Archaeologists in Saudi Arabia have discovered rare ancient rock art at the entrance to a remote desert lava tube—a cave formed by flowing lava. Located in the volcanic field of Harrat Khaybar, around 125km north of Medina, the art was found near Umm Jirsan, another lava tube where the team identified evidence for at least 7,000 years of repeated human occupation.
“We found the first documented evidence that people occupied these lava tubes,” says Mathew Stewart of Griffith University in Australia, the lead author of the research paper on the discovery, published in the journal Plos One. “This included lithic artefacts made of obsidian, basalt and chert, as well as various stone structures and rock art.”
Organic remains rarely survive in Arabia’s harsh desert climate, making it difficult to find evidence for early human activity. Consequently, the team decided to investigate caves and lava tubes to see what might be preserved in these protected underground environments. While exploring Umm Jirsan—the longest lava tube in Arabia—they found the skeletal remains of domesticated sheep and goats among the artefacts. “Dating of the material tells us that use of the lava tube started by at least the Neolithic and persisted for millennia,” Stewart says. “These findings add to the broader work in the region, which is documenting a rich and dynamic archaeological landscape of the area during the Holocene.”
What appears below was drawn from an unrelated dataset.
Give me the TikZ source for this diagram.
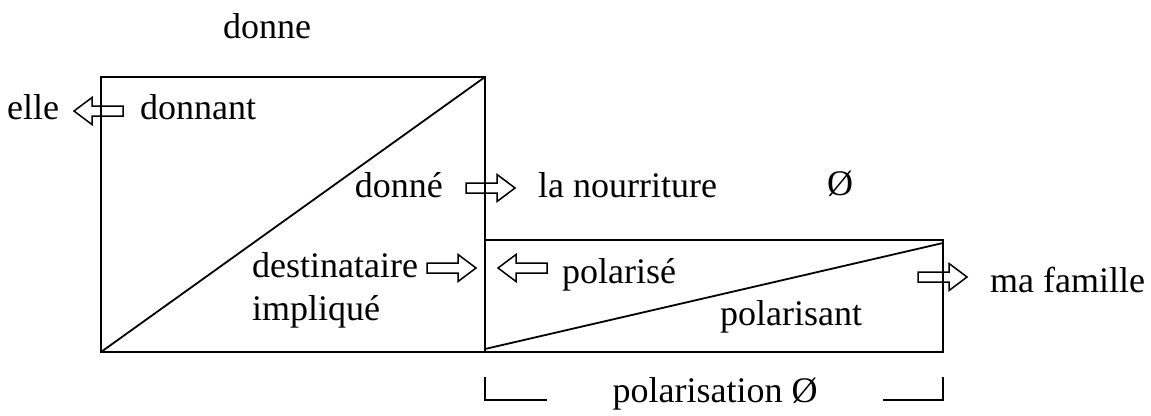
\documentclass[tikz,border=0pt]{standalone}
\usepackage{fontspec}
\setmainfont{Liberation Serif}
\begin{document}
\begin{tikzpicture}[x=1pt,y=-1pt,
  boxline/.style={line width=1.8pt},
  arrline/.style={line width=1.5pt,line join=miter},
  lbl/.style={inner sep=0pt,font=\fontsize{36}{42}\selectfont}]
\useasboundingbox (0,0) rectangle (1151,415);
% big box
\coordinate (BTL) at (101,77);
\coordinate (BTR) at (485,77);
\coordinate (BBL) at (101,352);
\coordinate (BBR) at (485,352);
\draw[boxline] (BTL) -- (BTR) -- (BBR) -- (BBL) -- cycle;
\draw[boxline] (BBL) -- (BTR);
% small box
\coordinate (STL) at (485,240);
\coordinate (STR) at (943,240);
\coordinate (SBR) at (943,352);
\coordinate (SBL) at (485,352);
\coordinate (SD1) at (485,349);
\coordinate (SD2) at (943,243);
\draw[boxline] (STL) -- (STR) -- (SBR) -- (SBL) -- cycle;
\draw[boxline] (SD1) -- (SD2);
% bracket
\coordinate (K1) at (485,377);
\coordinate (K2) at (485,400);
\coordinate (K3) at (547,400);
\coordinate (K4) at (883,400);
\coordinate (K5) at (943,400);
\coordinate (K6) at (943,377);
\draw[boxline] (K1) -- (K2) -- (K3);
\draw[boxline] (K4) -- (K5) -- (K6);
% block arrows: tail x, centre y, direction
\newcommand{\blockarrow}[3]{%
  \draw[arrline] (#1,#2) ++(0,-5) -- ++(#3*31,0) -- ++(0,-8.5) -- ++(#3*18,13.5)
    -- ++(-#3*18,13.5) -- ++(0,-8.5) -- ++(-#3*31,0) -- cycle;}
\blockarrow{123}{111}{-1}
\blockarrow{466}{188}{1}
\blockarrow{427}{268}{1}
\blockarrow{547}{268}{-1}
\blockarrow{918}{277}{1}
% labels
\node[lbl,anchor=base] (donne) at (267,38) {donne};
\node[lbl,anchor=base west] (elle) at (7,119) {elle};
\node[lbl,anchor=base west] (donnant) at (140,119) {donnant};
\node[lbl,anchor=base east] (donneb) at (443,197) {donné};
\node[lbl,anchor=base west] (nourr) at (538,197) {la nourriture};
\node[lbl,anchor=base] (empty1) at (840,195) {Ø};
\node[lbl,anchor=base west] (dest) at (252,277) {destinataire};
\node[lbl,anchor=base west] (impl) at (252,320) {impliqué};
\node[lbl,anchor=base west] (polz) at (562,283) {polarisé};
\node[lbl,anchor=base west] (polant) at (720,325) {polarisant};
\node[lbl,anchor=base west] (fam) at (990,292) {ma famille};
\node[lbl,anchor=base] (polation) at (715,402) {polarisation Ø};
\end{tikzpicture}
\end{document}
While surveying the collapsed entrance to a lava tube 1.3km east of Umm Jirsan, the team discovered 16 rock art panels, which were pecked into the rock with a tool, probably around 5,000 to 7,000 years ago. These are the only known examples of rock art in the area, and show sheep and goats—rare in northern Arabian rock art—as well as long-horned cattle, possibly ibex, and human stick figures with tools on their belts. The panels bear at least six herding scenes—again, rare in the region—one of which shows dogs herding goats and sheep. Some figures overlap others, indicating different phases of production.
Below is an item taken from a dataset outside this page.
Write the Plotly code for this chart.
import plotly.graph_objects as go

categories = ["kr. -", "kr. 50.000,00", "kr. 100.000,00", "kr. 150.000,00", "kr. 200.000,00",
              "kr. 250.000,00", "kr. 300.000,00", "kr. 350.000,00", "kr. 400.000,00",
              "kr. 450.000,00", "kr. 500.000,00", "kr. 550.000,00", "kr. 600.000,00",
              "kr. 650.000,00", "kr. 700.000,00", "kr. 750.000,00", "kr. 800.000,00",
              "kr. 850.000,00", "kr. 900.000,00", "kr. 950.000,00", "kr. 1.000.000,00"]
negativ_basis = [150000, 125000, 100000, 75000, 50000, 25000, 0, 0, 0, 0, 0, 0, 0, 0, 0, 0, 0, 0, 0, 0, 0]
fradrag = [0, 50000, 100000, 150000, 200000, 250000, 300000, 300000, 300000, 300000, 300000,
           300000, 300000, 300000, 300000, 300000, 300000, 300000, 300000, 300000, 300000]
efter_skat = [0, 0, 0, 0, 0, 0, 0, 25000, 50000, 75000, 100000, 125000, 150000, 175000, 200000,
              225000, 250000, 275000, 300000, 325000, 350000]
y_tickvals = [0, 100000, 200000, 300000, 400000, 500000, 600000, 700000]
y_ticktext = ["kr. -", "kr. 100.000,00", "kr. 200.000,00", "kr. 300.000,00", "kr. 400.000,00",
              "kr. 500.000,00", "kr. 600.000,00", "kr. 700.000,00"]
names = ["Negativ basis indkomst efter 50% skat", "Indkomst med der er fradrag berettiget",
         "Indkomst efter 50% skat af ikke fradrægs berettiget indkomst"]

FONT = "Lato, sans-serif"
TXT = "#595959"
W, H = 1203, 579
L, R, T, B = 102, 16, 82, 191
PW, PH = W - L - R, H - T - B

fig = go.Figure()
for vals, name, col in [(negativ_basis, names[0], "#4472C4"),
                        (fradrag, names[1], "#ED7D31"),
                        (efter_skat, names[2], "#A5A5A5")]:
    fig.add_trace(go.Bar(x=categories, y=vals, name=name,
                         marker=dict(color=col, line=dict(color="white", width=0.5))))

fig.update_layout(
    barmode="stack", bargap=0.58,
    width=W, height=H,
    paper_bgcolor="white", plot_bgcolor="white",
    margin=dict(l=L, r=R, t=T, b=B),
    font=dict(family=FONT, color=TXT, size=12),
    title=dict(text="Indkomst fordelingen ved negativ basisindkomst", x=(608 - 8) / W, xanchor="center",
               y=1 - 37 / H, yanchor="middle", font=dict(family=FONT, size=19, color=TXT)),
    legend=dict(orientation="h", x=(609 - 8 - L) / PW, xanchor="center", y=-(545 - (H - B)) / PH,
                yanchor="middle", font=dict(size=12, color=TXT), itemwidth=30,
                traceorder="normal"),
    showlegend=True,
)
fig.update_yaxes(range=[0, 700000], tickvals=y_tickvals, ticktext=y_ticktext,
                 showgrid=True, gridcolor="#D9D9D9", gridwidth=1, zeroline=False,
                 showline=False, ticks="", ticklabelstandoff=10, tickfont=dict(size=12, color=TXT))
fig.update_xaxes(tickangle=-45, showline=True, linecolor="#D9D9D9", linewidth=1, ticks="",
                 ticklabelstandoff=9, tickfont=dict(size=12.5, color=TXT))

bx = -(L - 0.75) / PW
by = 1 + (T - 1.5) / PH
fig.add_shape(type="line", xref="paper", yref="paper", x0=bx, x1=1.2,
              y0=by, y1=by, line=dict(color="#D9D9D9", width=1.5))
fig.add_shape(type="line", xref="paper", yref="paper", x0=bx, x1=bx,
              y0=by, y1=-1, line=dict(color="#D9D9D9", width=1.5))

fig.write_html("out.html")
“The depiction of sheep is rare in the rock art in other nearby areas of Arabia, as shown by our earlier research,” Stewart says. “This suggests that these livestock may have been particularly important to the people inhabiting the area of the Harrat Khaybar. That there are depositions of herding scenes tells us that pastoralists visited the cave, perhaps utilising it as a place of refuge and a source of water.”
Based on the team’s research, it appears that people did not live permanently in the Umm Jirsan lava tube, but used it as a place to rest while travelling between oases with their livestock. These pastoralists may also have hunted gazelle and ibex, and perhaps used the lava tube as a water reservoir.
“This opens up an exciting new avenue of research in Arabia, one focusing on underground settings where the preservation of organic materials like bone is much better than at more surficial sites,” Stewart says.